# FS Cheeseburger.



## manicmike (Jul 26, 2013)

Up for sale is this awesome burger. It comes with two organic beef patties, two slices of cheese, lettuce, onions, mayo, ketchup, and mustard. No bacon. Reason for selling is my wife added mustard knowing how much I despise mustard. Any reasonable offer accepted.


----------



## ronlane (Jul 26, 2013)

Darn, if it weren't in Oregon, I'd take ya up on that one. Looks really good.


----------



## 480sparky (Jul 26, 2013)

I'll take it if you have the original packaging, papers, and a UV filter.


----------



## sm4him (Jul 26, 2013)

I wouldn't pay you a plug nickel for it. Not only does it NOT have bacon (which I could always add, if I get the burger for the right price...) but it has MAYO. UUUGGGGHHH. I detest mayo.
When my kids were little, they didn't get mayo on their sandwiches until they were old enough to make their OWN sandwiches, because I detest it so much that I can't even stand to stick a knife down in the mayo jar, for fear some of it could get on me (back before the awesome squeeze containers!). :lmao:
Even once they were old enough to make their own, they had to use a plastic knife and throw it away so I didn't have to clean the mayo off of anything.
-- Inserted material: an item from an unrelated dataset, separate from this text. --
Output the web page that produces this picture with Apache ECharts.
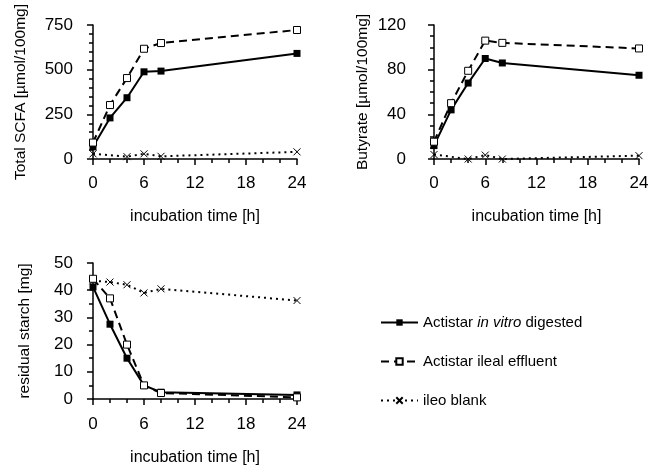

Mustard, on the other hand, is delicious!


----------



## tirediron (Jul 26, 2013)

Alternatively, put your wife up for sale and just make a new burger, the right way?


----------



## Derrel (Jul 26, 2013)

How many miles on it? Are you the original owner? Does it have AC? What kind of MPG are we lookin' at with this thing? How much were you hoping to get out of it?


----------



## DarkShadow (Jul 26, 2013)

It looks delicious but Mayo with Ketchup and mustard. :er:


----------



## 480sparky (Jul 26, 2013)

Too bad you drug it through the garden..........


----------



## bentcountershaft (Jul 26, 2013)

Have you considered parting it out?  I'll take the buns, patties and cheese and someone else can get the extras.


----------



## tirediron (Jul 26, 2013)

bentcountershaft said:


> Have you considered parting it out? I'll take the buns, patties and cheese and someone else can get the extras.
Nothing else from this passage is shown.